De slagerij heeft een hele geschiedenis achter de rug. Ze werd gesticht door Kees De Bondt die eigenlijk varkensslachter was. Nadien nam de zoon van Kees, Petrus De Bondt de zaak samen met echtgenote Louisa Vermeiren over. Zoon Jaak kwam vroeg mee in de winkel en nam die daarna over in 1967 samen met zijn echtgenote Simonne De Winter. Het koppel had twee dochters, Martine en Ann en het is laatstgenoemde die met haar man Ludo Brocatus in 1985 de zaak op haar beurt overnam. Ludo en Ann zijn dus de vierde generatie van de winkel die werd opgericht in het jaar 1918, aan het einde van de Eerste Wereldoorlog dus.
Ann is geboren en getogen in Brasschaat, Ludo is afkomstig van Wuustwezel. Het koppel heeft de zaak 38 jaar met hart en ziel gerund.

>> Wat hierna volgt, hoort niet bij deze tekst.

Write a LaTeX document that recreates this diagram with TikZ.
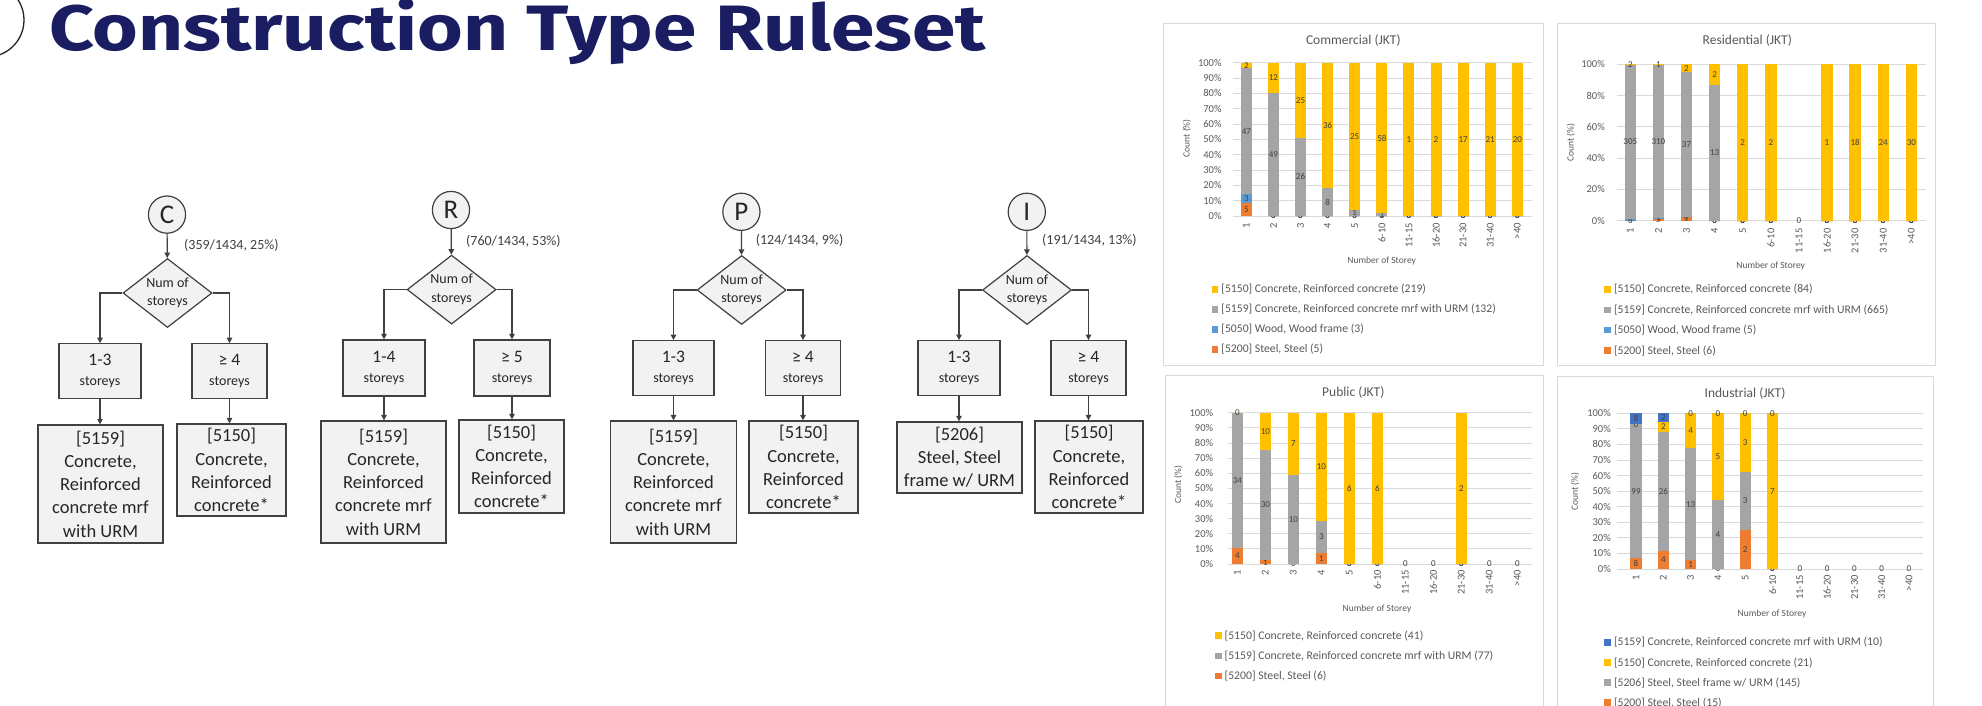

“Het is keihard werken, maar we hebben een bijzonder trouw cliënteel. We gaan hen zeker missen, dat is duidelijk. Die dagelijkse babbel met de mensen, hun kleine en grote verhalen. Veel klanten kwamen hier hun leven lang en velen onder hen kochten vooral onze eigen charcuterie, gerookte producten, salades en zo meer. Het ambachtelijke spreekt hen vooral aan. Wij krijgen onze varkens en runderen in halve karkassen binnen en versnijden alles zelf. Vroeger waren we zes dagen op zeven open, de laatste jaren hadden we al twee sluitingsdagen. Maar er was een tijd dat wij de enige Brasschaatse slager waren die ook op zondag geopend was. Nu zijn ze bijna allemaal op zondag open”, zegt Ludo.
Ludo en Ann hebben de zaak twee keer grondig verbouwd. Dat deden ze telkens toen er een kind werd geboren. Tijdens de coronaperiode deed de slagerij goede zaken. “De mensen konden toen niet op restaurant en daarom gingen ze thuis meer aan het kokkerellen. Maar de laatste jaren zien we toch dat de klanten meer prijsbewust zijn geworden. We hebben ook veel geluk gehad met ons personeel. Nooit waren er problemen, dat doet echt wel deugd. We stoppen aan het einde van het jaar, nog voor de feestdagen. Dan is het tijd om te genieten”, voegt Ann eraan toe.